10 Comments leave one →
  1. July 16, 2010 1:18 am

    Look like it had the About Schmidt treatment, but De Niro can only do so much with a script that seems lame from the get-go. Glad to see it was at least OK though.

    • July 16, 2010 8:14 am

      You said it, man. Nothing special really, but DeNiro did the best he could possibly do with the material at hand.

  2. July 16, 2010 8:04 am

    I really wish the 70’s and 80’s Martin Scorsese’s De Niro would come back into acting instead of making worthless movies like this. He can act, I just don’t know about his selections.

    • July 16, 2010 8:16 am

      I don’t even think DeNiro knows about his selections. I’d like to see Travis Bickle/Mean Streets DeNiro come back. This stuff here is definitely below him.

  3. July 16, 2010 10:57 am

    As you say, this stuff is completely beneath De Niro. I didn’t check this one out, as prefer to remember him in some of his better roles!

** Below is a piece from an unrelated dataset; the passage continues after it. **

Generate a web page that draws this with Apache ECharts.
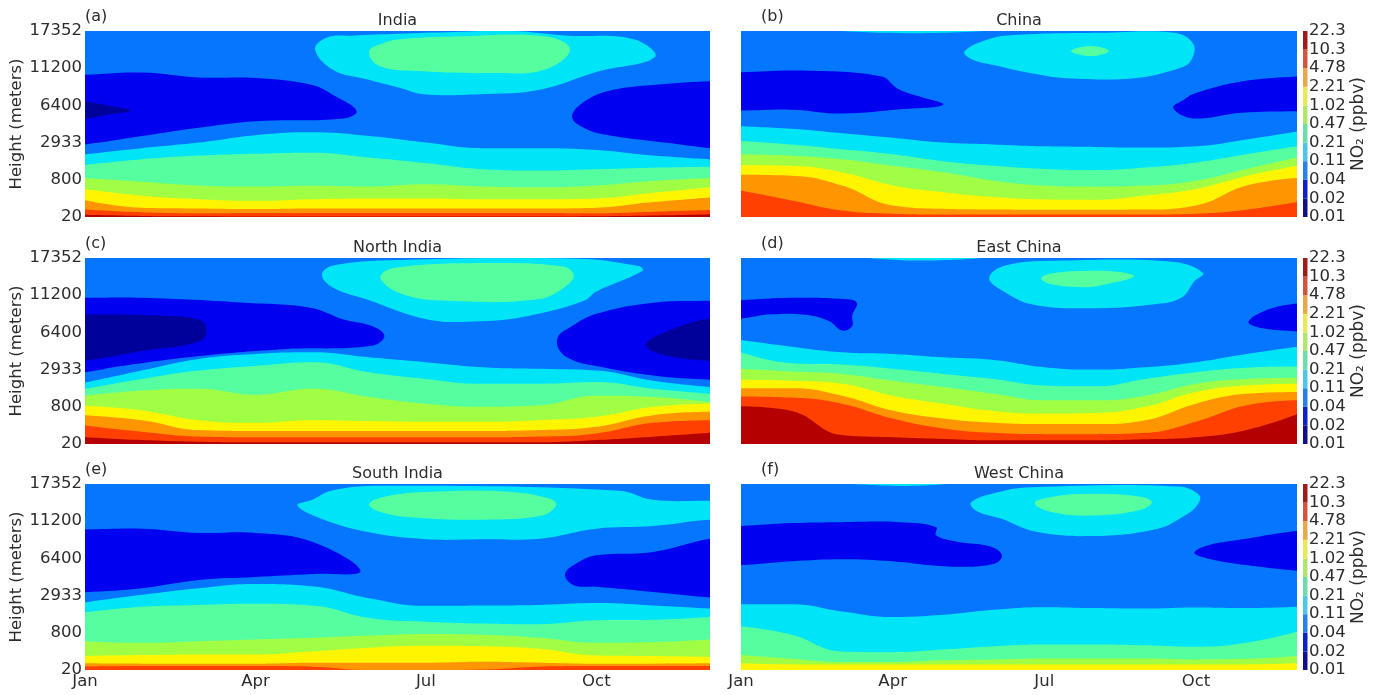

  4. July 18, 2010 6:14 am

    poor man‘s “about schmidt”. my thoughts exactly.
    so much talent wasted.

  5. July 20, 2010 11:20 am

    I thought this film had some excellent moments. I wrote a review a few months ago. I enjoyed the idea that the product which the main character made all his life, a product that he is proud of, one that connects people. It is the same product that is killing him, it is the same product he rarely used himself.

    There are some problems with the film, but I certainly saw the higher concept. But I don’t disagree with some of the “About Schmidt” comments.

    • July 21, 2010 10:51 am

      That was a good element to the story, but it still wasn’t enough to set it apart. Needed some Kathy Bates action if you ask me. Thanks for visiting, man.